The meaning of that paragraph is unclear. The nature of the instrument called the STATIC-99 is obscure. What actuarial risk assessment has to do with the chances that a person might commit a sexual offence I do not understand. I would have thought that the paragraph would have to be taken as meaning that there was no risk that the applicant would commit a sexual offence and I think that his Honour must have so understood it.
In deciding to record a conviction and require the applicant to enter into the bond his Honour rejected the option under s 10 Crimes (Sentencing Procedure) Act not to convict him but to dismiss the charge or discharge the applicant on condition that he enter a good behaviour bond. A number of attacks were made upon his Honour's reasoning in coming to that decision. The first submission was that his Honour erred in finding that the delay in complaining to the authorities was not a factor to be taken into account in favour of the applicant. His Honour said this: -
"The fact that (the offences) occurred so long ago does not minimise the seriousness of the offences, nor does the fact that it took so long for the complainant to bring the matter to the attention of the police, benefit either of the offenders."
There will be many cases where delay in complaint cannot assist an offender. For example, a complainant put in fear by the activities of an offender, especially as a child, may be rendered incapable of reporting an offence for many years. Offenders cannot take advantage on sentence of delays of that kind but there is no universal rule that delay may not work to the benefit of an offender on sentence.

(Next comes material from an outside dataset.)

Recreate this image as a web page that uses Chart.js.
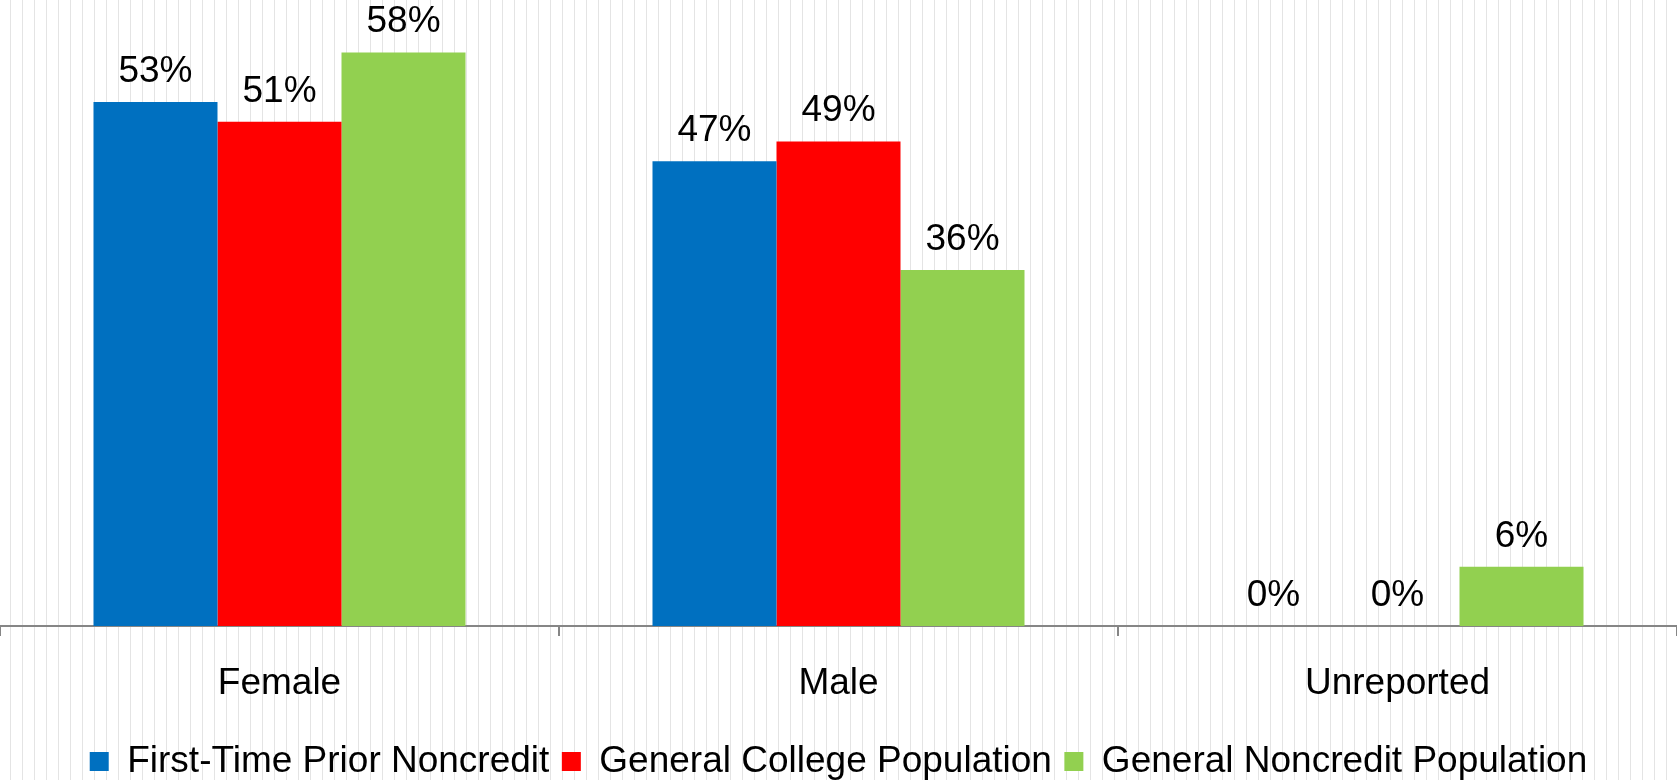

Each case has to be considered according to its own facts and circumstances: R v Moon [2000] NSWCCA 534.
The gross delay in bringing this matter to the notice of the authorities was in no way attributable to anything about the relationship between the applicant and the complainant or to anything done by the applicant. In my opinion his Honour erred in allowing the applicant no benefit on account of that delay. I think that the applicant was entitled because of it to be treated more leniently.
The delay made it particularly important for the authorities to deal with the matter without further delay, yet it was two more years before the applicant was charged. It seems to me that that was a further factor that his Honour ought to have taken into account in favour of the applicant: R v Aliperti [2000] NSWCCA 315.
The offence was strikingly stale. That was a matter that his Honour was obliged to take into account: R v DJS [2001] NSWCCA 189.
It is not necessary to deal with the remaining grounds of appeal. I think that this Court should intervene.
The applicant is not a risk to the community. Over many years he has worked to establish a responsible position in his family, work and social life. He is well regarded. He ought not now to lose the regard of his family, friends and peers because of the resurrection of a boyhood offence. In my opinion the community has no interest in seeing the applicant further stigmatised: R v DJS.
I propose the following orders:
(1)Grant leave to appeal.
(2)Allow the appeal and quash the orders made by his Honour.
(3)Without proceeding to conviction, order pursuant to s 10 Crimes (Sentencing Procedure) Act that the charge be dismissed.
ADAMS J: I agree.
BARR J: The orders of the Court therefore are as I have proposed.